╔══

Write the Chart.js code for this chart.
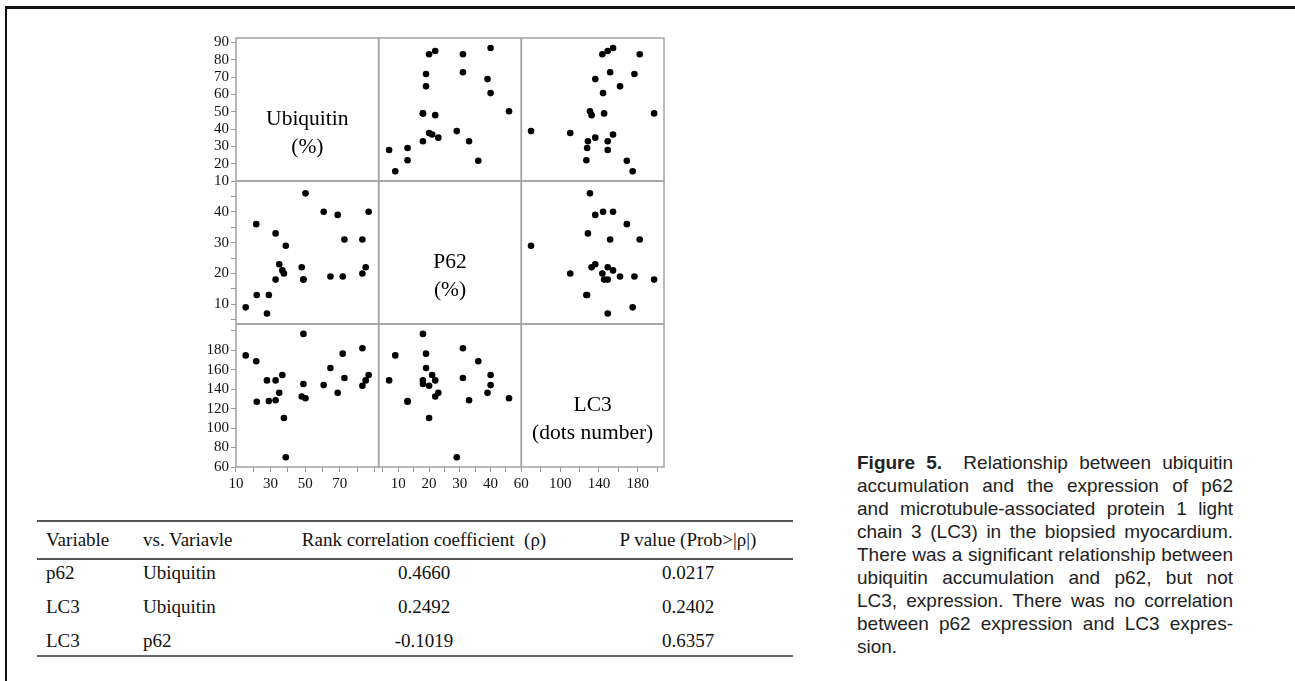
<!DOCTYPE html>
<html>
<head>
<meta charset="utf-8">
<script src="https://cdn.jsdelivr.net/npm/chart.js@4.4.1/dist/chart.umd.min.js"></script>
<style>
body { margin: 0; width: 1295px; height: 681px; position: relative; overflow: hidden; background: #fff; }
#frame { position: absolute; left: 5px; top: 6px; right: -10px; bottom: -10px; border-top: 3px solid #111; border-left: 2px solid #111; }
#matrix { position: absolute; left: 180px; top: 20px; }
#stats { position: absolute; left: 37px; top: 520px; width: 756px; border-collapse: collapse; table-layout: fixed;
  font-family: "Liberation Serif", "Times New Roman", serif; font-size: 19px; color: #111; }
#stats th, #stats td { font-weight: normal; line-height: 22px; padding: 0; white-space: nowrap; }
#stats thead tr { border-top: 2px solid #555; border-bottom: 2px solid #555; }
#stats tbody tr:last-child { border-bottom: 2px solid #666; }
#stats th { padding-top: 7px; padding-bottom: 7px; vertical-align: middle; }
#stats td { height: 32px; padding-top: 2px; vertical-align: top; }
#stats tbody tr:last-child td { height: 25px; }
#stats .c1, #stats .c2 { text-align: left; padding-left: 9px; }
#stats .c3 { text-align: center; padding-right: 10px; }
#stats .c4 { text-align: center; padding-left: 25px; }
#caption { position: absolute; left: 857px; top: 451px; width: 376px; font-family: "Liberation Sans", Arial, sans-serif;
  font-size: 19px; line-height: 23px; color: #222; }
#caption div { text-align: justify; text-align-last: justify; white-space: nowrap; }
#caption div.last { text-align-last: left; }
#caption b { font-family: "Liberation Sans Narrow", "Liberation Sans", Arial, sans-serif; font-weight: bold; margin-right: 10px; }
</style>
</head>
<body>
<div id="frame"></div>
<canvas id="matrix" width="500" height="490"></canvas>

<table id="stats">
  <colgroup><col style="width:97px"><col style="width:166px"><col style="width:258px"><col style="width:235px"></colgroup>
  <thead><tr>
    <th class="c1">Variable</th><th class="c2">vs. Variavle</th>
    <th class="c3">Rank correlation coefficient&nbsp; (&rho;)</th><th class="c4">P value (Prob&gt;|&rho;|)</th>
  </tr></thead>
  <tbody id="statsBody"></tbody>
</table>

<div id="caption">
  <div><b>Figure 5.</b> Relationship between ubiquitin</div>
  <div>accumulation and the expression of p62</div>
  <div>and microtubule-associated protein 1 light</div>
  <div>chain 3 (LC3) in the biopsied myocardium.</div>
  <div>There was a significant relationship between</div>
  <div>ubiquitin accumulation and p62, but not</div>
  <div>LC3, expression. There was no correlation</div>
  <div>between p62 expression and LC3 expres-</div>
  <div class="last">sion.</div>
</div>

<script>
// one value per patient
const ubiquitin = [15.6, 21.7, 22, 27.9, 29, 32.9, 32.9, 35, 36.8, 37.7, 38.8, 48, 49, 49, 50.2, 60.7, 64.6, 68.8, 71.7, 72.7, 83.1, 83.1, 85, 86.7];
const p62 = [9, 36, 13, 7, 13, 33, 18, 23, 21, 20, 29, 22, 18, 18, 46, 40, 19, 39, 19, 31, 31, 20, 22, 40];
const lc3 = [174.7, 168.7, 127, 149, 127.8, 128.6, 149, 136.2, 154.5, 110.4, 70, 132.4, 196.8, 145.3, 130.7, 144.2, 161.7, 136.2, 176.5, 151.5, 182, 143.5, 149, 154.5];

const varLabels = [['Ubiquitin', '(%)'], ['P62', '(%)'], ['LC3', '(dots number)']];

// correlation table
const statVar = ['p62', 'LC3', 'LC3'];
const statVs = ['Ubiquitin', 'Ubiquitin', 'p62'];
const statRho = ['0.4660', '0.2492', '-0.1019'];
const statP = ['0.0217', '0.2402', '0.6357'];

const body = document.getElementById('statsBody');
statVar.forEach((v, i) => {
  const tr = document.createElement('tr');
  [[v, 'c1'], [statVs[i], 'c2'], [statRho[i], 'c3'], [statP[i], 'c4']].forEach(([t, c]) => {
    const td = document.createElement('td');
    td.className = c;
    td.textContent = t;
    tr.appendChild(td);
  });
  body.appendChild(tr);
});

const vars = [ubiquitin, p62, lc3];
const colAxes = ['x1', 'x2', 'x3'];
const rowAxes = ['y1', 'y2', 'y3'];

const datasets = [];
for (let r = 0; r < 3; r++) {
  for (let c = 0; c < 3; c++) {
    if (r === c) continue;
    datasets.push({
      data: vars[c].map((v, i) => ({ x: v, y: vars[r][i] })),
      xAxisID: colAxes[c],
      yAxisID: rowAxes[r],
      backgroundColor: '#000',
      borderWidth: 0,
      pointRadius: 3.3,
      pointHoverRadius: 3.3
    });
  }
}

const tickFont = { family: '"Liberation Serif", "Times New Roman", serif', size: 15 };
const gridOpts = { drawOnChartArea: false, drawTicks: true, tickLength: 5, color: '#999', lineWidth: 1 };

function axis(dir, stackName, weight, min, max, step, labelled) {
  return {
    type: 'linear',
    axis: dir,
    position: dir === 'x' ? 'bottom' : 'left',
    stack: stackName,
    stackWeight: 1,
    weight: weight,
    min: min,
    max: max,
    grid: gridOpts,
    border: { display: false },
    ticks: {
      stepSize: step,
      includeBounds: false,
      autoSkip: false,
      maxRotation: 0,
      padding: dir === 'x' ? 3 : 2,
      color: '#111',
      font: tickFont,
      callback: v => labelled.includes(v) ? String(v) : ''
    },
    afterFit: s => { if (dir === 'x') s.height = 28; else s.width = 44; }
  };
}

const panelFrame = {
  id: 'panelFrame',
  beforeDatasetsDraw(chart) {
    const ctx = chart.ctx;
    ctx.save();
    ctx.strokeStyle = '#a3a3a3';
    ctx.lineWidth = 1.5;
    colAxes.forEach(xid => rowAxes.forEach(yid => {
      const xs = chart.scales[xid], ys = chart.scales[yid];
      ctx.strokeRect(xs.left, ys.top, xs.right - xs.left, ys.bottom - ys.top);
    }));
    ctx.fillStyle = '#000';
    ctx.font = '21.5px "Liberation Serif", "Times New Roman", serif';
    ctx.textAlign = 'center';
    ctx.textBaseline = 'middle';
    varLabels.forEach((lines, i) => {
      const xs = chart.scales[colAxes[i]], ys = chart.scales[rowAxes[i]];
      const cx = (xs.left + xs.right) / 2, cy = (ys.top + ys.bottom) / 2;
      lines.forEach((t, j) => ctx.fillText(t, cx, cy + 10 + j * 28));
    });
    ctx.restore();
  }
};

new Chart(document.getElementById('matrix'), {
  type: 'scatter',
  data: { datasets: datasets },
  options: {
    responsive: false,
    animation: false,
    layout: { padding: { left: 12, top: 18, right: 16, bottom: 15 } },
    plugins: { legend: { display: false }, tooltip: { enabled: false } },
    scales: {
      x1: axis('x', 'cols', 1, 10, 92.5, 10, [10, 30, 50, 70]),
      x2: axis('x', 'cols', 2, 3.6, 50, 5, [10, 20, 30, 40]),
      x3: axis('x', 'cols', 3, 60, 207, 20, [60, 100, 140, 180]),
      y1: axis('y', 'rows', 3, 10, 92.5, 10, [10, 20, 30, 40, 50, 60, 70, 80, 90]),
      y2: axis('y', 'rows', 2, 3.6, 50, 5, [10, 20, 30, 40]),
      y3: axis('y', 'rows', 1, 60, 207, 20, [60, 80, 100, 120, 140, 160, 180])
    }
  },
  plugins: [panelFrame]
});
</script>
</body>
</html>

╚══

Reproduce the full listing above verbatim, with no pictures included.

#### [OUTPUT BELOW]
Write the Chart.js code for this chart.
<!DOCTYPE html>
<html>
<head>
<meta charset="utf-8">
<script src="https://cdn.jsdelivr.net/npm/chart.js@4.4.1/dist/chart.umd.min.js"></script>
<style>
body { margin: 0; width: 1295px; height: 681px; position: relative; overflow: hidden; background: #fff; }
#frame { position: absolute; left: 5px; top: 6px; right: -10px; bottom: -10px; border-top: 3px solid #111; border-left: 2px solid #111; }
#matrix { position: absolute; left: 180px; top: 20px; }
#stats { position: absolute; left: 37px; top: 520px; width: 756px; border-collapse: collapse; table-layout: fixed;
  font-family: "Liberation Serif", "Times New Roman", serif; font-size: 19px; color: #111; }
#stats th, #stats td { font-weight: normal; line-height: 22px; padding: 0; white-space: nowrap; }
#stats thead tr { border-top: 2px solid #555; border-bottom: 2px solid #555; }
#stats tbody tr:last-child { border-bottom: 2px solid #666; }
#stats th { padding-top: 7px; padding-bottom: 7px; vertical-align: middle; }
#stats td { height: 32px; padding-top: 2px; vertical-align: top; }
#stats tbody tr:last-child td { height: 25px; }
#stats .c1, #stats .c2 { text-align: left; padding-left: 9px; }
#stats .c3 { text-align: center; padding-right: 10px; }
#stats .c4 { text-align: center; padding-left: 25px; }
#caption { position: absolute; left: 857px; top: 451px; width: 376px; font-family: "Liberation Sans", Arial, sans-serif;
  font-size: 19px; line-height: 23px; color: #222; }
#caption div { text-align: justify; text-align-last: justify; white-space: nowrap; }
#caption div.last { text-align-last: left; }
#caption b { font-family: "Liberation Sans Narrow", "Liberation Sans", Arial, sans-serif; font-weight: bold; margin-right: 10px; }
</style>
</head>
<body>
<div id="frame"></div>
<canvas id="matrix" width="500" height="490"></canvas>

<table id="stats">
  <colgroup><col style="width:97px"><col style="width:166px"><col style="width:258px"><col style="width:235px"></colgroup>
  <thead><tr>
    <th class="c1">Variable</th><th class="c2">vs. Variavle</th>
    <th class="c3">Rank correlation coefficient&nbsp; (&rho;)</th><th class="c4">P value (Prob&gt;|&rho;|)</th>
  </tr></thead>
  <tbody id="statsBody"></tbody>
</table>

<div id="caption">
  <div><b>Figure 5.</b> Relationship between ubiquitin</div>
  <div>accumulation and the expression of p62</div>
  <div>and microtubule-associated protein 1 light</div>
  <div>chain 3 (LC3) in the biopsied myocardium.</div>
  <div>There was a significant relationship between</div>
  <div>ubiquitin accumulation and p62, but not</div>
  <div>LC3, expression. There was no correlation</div>
  <div>between p62 expression and LC3 expres-</div>
  <div class="last">sion.</div>
</div>

<script>
// one value per patient
const ubiquitin = [15.6, 21.7, 22, 27.9, 29, 32.9, 32.9, 35, 36.8, 37.7, 38.8, 48, 49, 49, 50.2, 60.7, 64.6, 68.8, 71.7, 72.7, 83.1, 83.1, 85, 86.7];
const p62 = [9, 36, 13, 7, 13, 33, 18, 23, 21, 20, 29, 22, 18, 18, 46, 40, 19, 39, 19, 31, 31, 20, 22, 40];
const lc3 = [174.7, 168.7, 127, 149, 127.8, 128.6, 149, 136.2, 154.5, 110.4, 70, 132.4, 196.8, 145.3, 130.7, 144.2, 161.7, 136.2, 176.5, 151.5, 182, 143.5, 149, 154.5];

const varLabels = [['Ubiquitin', '(%)'], ['P62', '(%)'], ['LC3', '(dots number)']];

// correlation table
const statVar = ['p62', 'LC3', 'LC3'];
const statVs = ['Ubiquitin', 'Ubiquitin', 'p62'];
const statRho = ['0.4660', '0.2492', '-0.1019'];
const statP = ['0.0217', '0.2402', '0.6357'];

const body = document.getElementById('statsBody');
statVar.forEach((v, i) => {
  const tr = document.createElement('tr');
  [[v, 'c1'], [statVs[i], 'c2'], [statRho[i], 'c3'], [statP[i], 'c4']].forEach(([t, c]) => {
    const td = document.createElement('td');
    td.className = c;
    td.textContent = t;
    tr.appendChild(td);
  });
  body.appendChild(tr);
});

const vars = [ubiquitin, p62, lc3];
const colAxes = ['x1', 'x2', 'x3'];
const rowAxes = ['y1', 'y2', 'y3'];

const datasets = [];
for (let r = 0; r < 3; r++) {
  for (let c = 0; c < 3; c++) {
    if (r === c) continue;
    datasets.push({
      data: vars[c].map((v, i) => ({ x: v, y: vars[r][i] })),
      xAxisID: colAxes[c],
      yAxisID: rowAxes[r],
      backgroundColor: '#000',
      borderWidth: 0,
      pointRadius: 3.3,
      pointHoverRadius: 3.3
    });
  }
}

const tickFont = { family: '"Liberation Serif", "Times New Roman", serif', size: 15 };
const gridOpts = { drawOnChartArea: false, drawTicks: true, tickLength: 5, color: '#999', lineWidth: 1 };

function axis(dir, stackName, weight, min, max, step, labelled) {
  return {
    type: 'linear',
    axis: dir,
    position: dir === 'x' ? 'bottom' : 'left',
    stack: stackName,
    stackWeight: 1,
    weight: weight,
    min: min,
    max: max,
    grid: gridOpts,
    border: { display: false },
    ticks: {
      stepSize: step,
      includeBounds: false,
      autoSkip: false,
      maxRotation: 0,
      padding: dir === 'x' ? 3 : 2,
      color: '#111',
      font: tickFont,
      callback: v => labelled.includes(v) ? String(v) : ''
    },
    afterFit: s => { if (dir === 'x') s.height = 28; else s.width = 44; }
  };
}

const panelFrame = {
  id: 'panelFrame',
  beforeDatasetsDraw(chart) {
    const ctx = chart.ctx;
    ctx.save();
    ctx.strokeStyle = '#a3a3a3';
    ctx.lineWidth = 1.5;
    colAxes.forEach(xid => rowAxes.forEach(yid => {
      const xs = chart.scales[xid], ys = chart.scales[yid];
      ctx.strokeRect(xs.left, ys.top, xs.right - xs.left, ys.bottom - ys.top);
    }));
    ctx.fillStyle = '#000';
    ctx.font = '21.5px "Liberation Serif", "Times New Roman", serif';
    ctx.textAlign = 'center';
    ctx.textBaseline = 'middle';
    varLabels.forEach((lines, i) => {
      const xs = chart.scales[colAxes[i]], ys = chart.scales[rowAxes[i]];
      const cx = (xs.left + xs.right) / 2, cy = (ys.top + ys.bottom) / 2;
      lines.forEach((t, j) => ctx.fillText(t, cx, cy + 10 + j * 28));
    });
    ctx.restore();
  }
};

new Chart(document.getElementById('matrix'), {
  type: 'scatter',
  data: { datasets: datasets },
  options: {
    responsive: false,
    animation: false,
    layout: { padding: { left: 12, top: 18, right: 16, bottom: 15 } },
    plugins: { legend: { display: false }, tooltip: { enabled: false } },
    scales: {
      x1: axis('x', 'cols', 1, 10, 92.5, 10, [10, 30, 50, 70]),
      x2: axis('x', 'cols', 2, 3.6, 50, 5, [10, 20, 30, 40]),
      x3: axis('x', 'cols', 3, 60, 207, 20, [60, 100, 140, 180]),
      y1: axis('y', 'rows', 3, 10, 92.5, 10, [10, 20, 30, 40, 50, 60, 70, 80, 90]),
      y2: axis('y', 'rows', 2, 3.6, 50, 5, [10, 20, 30, 40]),
      y3: axis('y', 'rows', 1, 60, 207, 20, [60, 80, 100, 120, 140, 160, 180])
    }
  },
  plugins: [panelFrame]
});
</script>
</body>
</html>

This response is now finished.